Cuando comenzó la pandemia, vista su contagiosidad y la inexistencia de medicación para enfrentarla, hubo dos actitudes de los gobiernos: los que recurrieron al único método, medieval, de protección, que es la cuarentena; y los que, espantados por las consecuencias económicas que suponía la cuarentena, optaron por apostar a la “inmunidad de manada”. Esta segunda vía se demostró políticamente inviable (un gobierno no se sostiene si gran parte de su población se enferma en simultáneo y se producen muertes en gran cantidad), y económicamente más desastrosa que la primera, ya que igualmente paraliza la economía (sea por la adopción tardía de la cuarentena, lo que lleva a que la misma sea más larga y, en consecuencia, económicamente más costosa, o porque, haciendo un ejercicio contrafáctico, la economía se paraliza por la pandemia, porque la simultaneidad de enfermos hace que los procesos productivos y comerciales colapsen), pero con mayores costos políticos y económicos.

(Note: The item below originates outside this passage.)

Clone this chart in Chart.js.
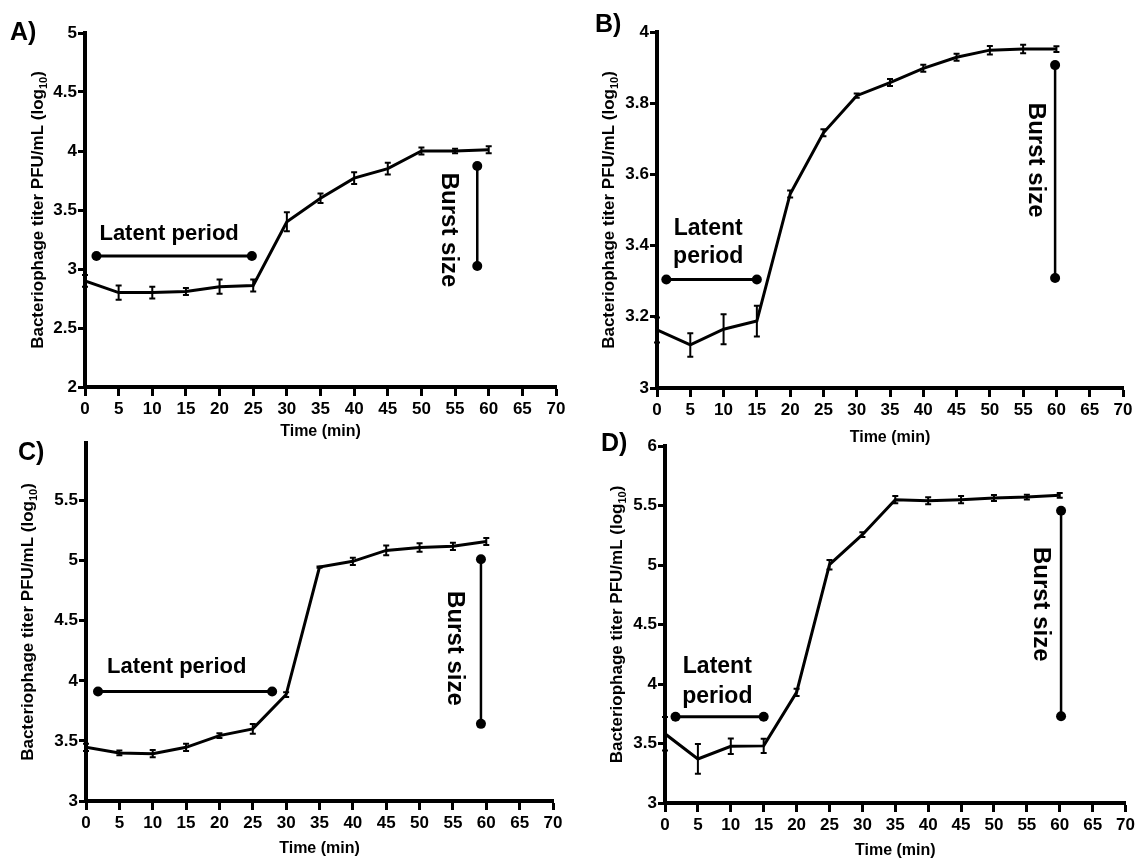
<!DOCTYPE html>
<html>
<head>
<meta charset="utf-8">
<script src="https://cdn.jsdelivr.net/npm/chart.js@4.4.1/dist/chart.umd.min.js"></script>
<style>
  body { margin: 0; background: #fff; }
  #wrap { position: relative; width: 1138px; height: 858px; overflow: hidden; }
  canvas { position: absolute; }
</style>
</head>
<body>
<div id="wrap">
  <canvas id="chartA" width="569" height="445" style="left:0px;top:0px"></canvas>
  <canvas id="chartB" width="569" height="450" style="left:569px;top:0px"></canvas>
  <canvas id="chartC" width="569" height="428" style="left:0px;top:430px"></canvas>
  <canvas id="chartD" width="569" height="432" style="left:569px;top:430px"></canvas>
</div>
<script>
// time points (min)
const times = [0, 5, 10, 15, 20, 25, 30, 35, 40, 45, 50, 55, 60];
const xTicks = [0, 5, 10, 15, 20, 25, 30, 35, 40, 45, 50, 55, 60, 65, 70];

// titer (log10 PFU/mL) and error bars
const titerA = [2.90, 2.80, 2.80, 2.81, 2.85, 2.86, 3.40, 3.60, 3.77, 3.85, 4.00, 4.00, 4.01];
const errA   = [0.05, 0.06, 0.05, 0.03, 0.06, 0.05, 0.08, 0.04, 0.05, 0.05, 0.03, 0.02, 0.03];
const titerB = [3.163, 3.121, 3.165, 3.188, 3.545, 3.717, 3.821, 3.858, 3.898, 3.929, 3.949, 3.952, 3.952];
const errB   = [0.035, 0.033, 0.042, 0.043, 0.010, 0.010, 0.006, 0.010, 0.010, 0.010, 0.012, 0.012, 0.008];
const titerC = [3.447, 3.400, 3.394, 3.447, 3.544, 3.600, 3.886, 4.947, 4.995, 5.086, 5.110, 5.120, 5.160];
const errC   = [0.03, 0.02, 0.03, 0.03, 0.02, 0.04, 0.02, 0.005, 0.03, 0.04, 0.035, 0.03, 0.03];
const titerD = [3.582, 3.370, 3.476, 3.480, 3.930, 5.003, 5.255, 5.549, 5.540, 5.549, 5.563, 5.571, 5.586];
const errD   = [0.14, 0.125, 0.065, 0.06, 0.03, 0.04, 0.02, 0.03, 0.03, 0.03, 0.025, 0.02, 0.02];

// y tick labels
const yTicksA = [2, 2.5, 3, 3.5, 4, 4.5, 5];
const yTicksB = [3, 3.2, 3.4, 3.6, 3.8, 4];
const yTicksC = [3, 3.5, 4, 4.5, 5, 5.5];
const yTicksD = [3, 3.5, 4, 4.5, 5, 5.5, 6];

// latent period bars: [start, end] time and level
const latentA = [1.7, 24.8];  const latentLevelA = 3.11;
const latentB = [1.4, 15.0];  const latentLevelB = 3.305;
const latentC = [1.8, 27.9];  const latentLevelC = 3.911;
const latentD = [1.6, 15.0];  const latentLevelD = 3.725;

// burst size bars: [low, high] level and time
const burstA = [3.025, 3.873]; const burstTimeA = 58.3;
const burstB = [3.309, 3.907]; const burstTimeB = 59.8;
const burstC = [3.642, 5.012]; const burstTimeC = 59.2;
const burstD = [3.729, 5.456]; const burstTimeD = 60.2;

Chart.defaults.font.family = '"Liberation Sans Narrow", "Liberation Sans", Arial, sans-serif';
Chart.defaults.font.weight = 'bold';
Chart.defaults.font.size = 17;
Chart.defaults.color = '#000';

const extras = {
    id: 'extras',
    afterDatasetsDraw(chart, args, opts) {
        const ctx = chart.ctx;
        const x = chart.scales.x, y = chart.scales.y;
        ctx.save();
        // error bars
        ctx.strokeStyle = '#000';
        ctx.lineWidth = 2;
        opts.errors.forEach((e, i) => {
            const px = x.getPixelForValue(times[i]);
            const top = y.getPixelForValue(opts.values[i] + e);
            const bot = y.getPixelForValue(opts.values[i] - e);
            ctx.beginPath();
            ctx.moveTo(px, top); ctx.lineTo(px, bot);
            ctx.moveTo(px - 3, top); ctx.lineTo(px + 3, top);
            ctx.moveTo(px - 3, bot); ctx.lineTo(px + 3, bot);
            ctx.stroke();
        });
        // annotation texts
        ctx.fillStyle = '#000';
        opts.notes.forEach(n => {
            ctx.save();
            ctx.font = 'bold ' + n.size + 'px "Liberation Sans", Arial, sans-serif';
            ctx.translate(x.getPixelForValue(n.x), y.getPixelForValue(n.y));
            if (n.rotate) {
                ctx.rotate(Math.PI / 2);
                ctx.textBaseline = 'middle';
            } else {
                ctx.textBaseline = 'alphabetic';
            }
            ctx.textAlign = 'center';
            ctx.fillText(n.text, 0, 0);
            ctx.restore();
        });
        ctx.restore();
    },
    afterDraw(chart, args, opts) {
        const ctx = chart.ctx;
        const area = chart.chartArea;
        ctx.save();
        ctx.fillStyle = '#000';
        // panel letter
        ctx.font = 'bold 25px "Liberation Sans", Arial, sans-serif';
        ctx.textAlign = 'left';
        ctx.textBaseline = 'alphabetic';
        ctx.fillText(opts.letter, opts.letterX, opts.letterY);
        // y title with subscript
        const mainFont = 'bold 17px "Liberation Sans", Arial, sans-serif';
        const subFont = 'bold 11px "Liberation Sans", Arial, sans-serif';
        const t1 = 'Bacteriophage titer PFU/mL (log', t2 = '10', t3 = ')';
        ctx.font = mainFont;
        const w1 = ctx.measureText(t1).width, w3 = ctx.measureText(t3).width;
        ctx.font = subFont;
        const w2 = ctx.measureText(t2).width;
        ctx.translate(area.left - opts.titleOffset, (area.top + area.bottom) / 2);
        ctx.rotate(-Math.PI / 2);
        let sx = -(w1 + w2 + w3) / 2;
        ctx.font = mainFont;
        ctx.fillText(t1, sx, 0); sx += w1;
        ctx.font = subFont;
        ctx.fillText(t2, sx, 4); sx += w2;
        ctx.font = mainFont;
        ctx.fillText(t3, sx, 0);
        ctx.restore();
    }
};

function makePanel(id, p) {
    const series = times.map((t, i) => ({x: t, y: p.values[i]}));
    const latentLine = p.latent.map(t => ({x: t, y: p.latentLevel}));
    const burstLine = p.burst.map(v => ({x: p.burstTime, y: v}));
    const marker = {
        borderColor: '#000', borderWidth: 3,
        pointRadius: 5, pointBackgroundColor: '#000', pointBorderWidth: 0,
        pointHoverRadius: 5
    };
    new Chart(document.getElementById(id), {
        type: 'line',
        data: {
            datasets: [
                { data: series, borderColor: '#000', borderWidth: 3, pointRadius: 0, tension: 0 },
                Object.assign({ data: latentLine }, marker),
                Object.assign({ data: burstLine }, marker, { borderWidth: 2.5 })
            ]
        },
        options: {
            responsive: false,
            animation: false,
            events: [],
            layout: { padding: { left: 0, top: p.padTop, right: p.padRight, bottom: 0 } },
            plugins: {
                legend: { display: false },
                tooltip: { enabled: false },
                extras: {
                    values: p.values, errors: p.errors, notes: p.notes,
                    letter: p.letter, letterX: p.letterX, letterY: p.letterY,
                    titleOffset: p.titleOffset
                }
            },
            scales: {
                x: {
                    type: 'linear', min: 0, max: 70,
                    afterBuildTicks: s => { s.ticks = xTicks.map(v => ({value: v})); },
                    afterFit: s => { s.height = p.xHeight; },
                    grid: { drawOnChartArea: false, drawTicks: true, tickLength: 9, tickWidth: 3, tickColor: '#000', color: '#000' },
                    border: { display: true, color: '#000', width: 4 },
                    ticks: { padding: 3, maxRotation: 0, autoSkip: false, callback: v => String(v) },
                    title: { display: true, text: 'Time (min)', font: { size: 16, weight: 'bold' }, padding: { top: 0, bottom: p.titlePad } }
                },
                y: {
                    type: 'linear', min: p.yTicks[0], max: p.yMax,
                    afterBuildTicks: s => { s.ticks = p.yTicks.map(v => ({value: v})); },
                    afterFit: s => { s.width = p.yWidth; },
                    grid: { drawOnChartArea: false, drawTicks: true, tickLength: 7, tickWidth: 3, tickColor: '#000', color: '#000' },
                    border: { display: true, color: '#000', width: 4 },
                    ticks: { padding: 1, autoSkip: false, callback: v => String(v) }
                }
            }
        },
        plugins: [extras]
    });
}

makePanel('chartA', {
    values: titerA, errors: errA, yTicks: yTicksA, yMax: 5,
    latent: latentA, latentLevel: latentLevelA, burst: burstA, burstTime: burstTimeA,
    notes: [
        { text: 'Latent period', x: 12.5, y: 3.25, size: 22 },
        { text: 'Burst size', x: 54.0, y: 3.33, size: 24, rotate: true }
    ],
    letter: 'A)', letterX: 10, letterY: 40,
    padTop: 33, padRight: 13, yWidth: 85, xHeight: 58, titlePad: 4, titleOffset: 42
});

makePanel('chartB', {
    values: titerB, errors: errB, yTicks: yTicksB, yMax: 4,
    latent: latentB, latentLevel: latentLevelB, burst: burstB, burstTime: burstTimeB,
    notes: [
        { text: 'Latent', x: 7.7, y: 3.43, size: 23 },
        { text: 'period', x: 7.7, y: 3.35, size: 23 },
        { text: 'Burst size', x: 56.8, y: 3.64, size: 24, rotate: true }
    ],
    letter: 'B)', letterX: 26, letterY: 32,
    padTop: 32, padRight: 15, yWidth: 88, xHeight: 62, titlePad: 3, titleOffset: 43
});

makePanel('chartC', {
    values: titerC, errors: errC, yTicks: yTicksC, yMax: 5.98,
    latent: latentC, latentLevel: latentLevelC, burst: burstC, burstTime: burstTimeC,
    notes: [
        { text: 'Latent period', x: 13.6, y: 4.063, size: 22 },
        { text: 'Burst size', x: 55.2, y: 4.27, size: 24, rotate: true }
    ],
    letter: 'C)', letterX: 18, letterY: 30,
    padTop: 13, padRight: 16, yWidth: 86, xHeight: 57, titlePad: 0, titleOffset: 53
});

makePanel('chartD', {
    values: titerD, errors: errD, yTicks: yTicksD, yMax: 6,
    latent: latentD, latentLevel: latentLevelD, burst: burstD, burstTime: burstTimeD,
    notes: [
        { text: 'Latent', x: 7.95, y: 4.09, size: 23 },
        { text: 'period', x: 7.95, y: 3.84, size: 23 },
        { text: 'Burst size', x: 57.1, y: 4.67, size: 24, rotate: true }
    ],
    letter: 'D)', letterX: 32, letterY: 21,
    padTop: 16, padRight: 10, yWidth: 96, xHeight: 59, titlePad: 2, titleOffset: 43
});
</script>
</body>
</html>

Se especula con la remake de un neokeynesianismo, con el reingreso del Estado como actor central y organizador de la vida social. Todo es posible. Pero sabemos que en la acción la humanidad es más creativa que con la imaginación (que siempre queda anclada a modelos conocidos). No sabemos qué devendrá. En lo inmediato, podemos suponer, con bastante certidumbre, que habrá una expansión del control social, mansamente aceptado en nombre de la salud (desde la propuesta de Google-Apple de smartphones que indiquen si hay un “leproso” cerca nuestro, hasta los softwares que, tomando imágenes de cámaras públicas, señalen quiénes incumplen con la distancia social, algo que ya se está aplicando en China, país en el que el reconocimiento facial público también ya se puso en práctica, igual que en Buenos Aires). Este mayor control social tecnológico, es también, una leve forma de esclerosis del poder: si requiere de un soporte tecnológico, es porque no se ha interiorizado completamente, es decir, carece de total legitimidad, puede ser cuestionado. Por supuesto, que sea cuestionable no significa que se lo cuestione. Eso dependerá, como todo y como siempre, de la acción política. Y la acción política, a su vez, no podrá expandirse más allá de los márgenes que le establezca la teoría social, es decir del poder de cuestionamiento que esta pueda brindar.
La tarea de refundación del orden social, tan en boga, abierta o implícita, en los discursos que rondan estos días, no la puede llevar a cabo un virus. Si el orden social es creado por los humanos, a los humanos corresponde cambiarlo. Con virus o sin él.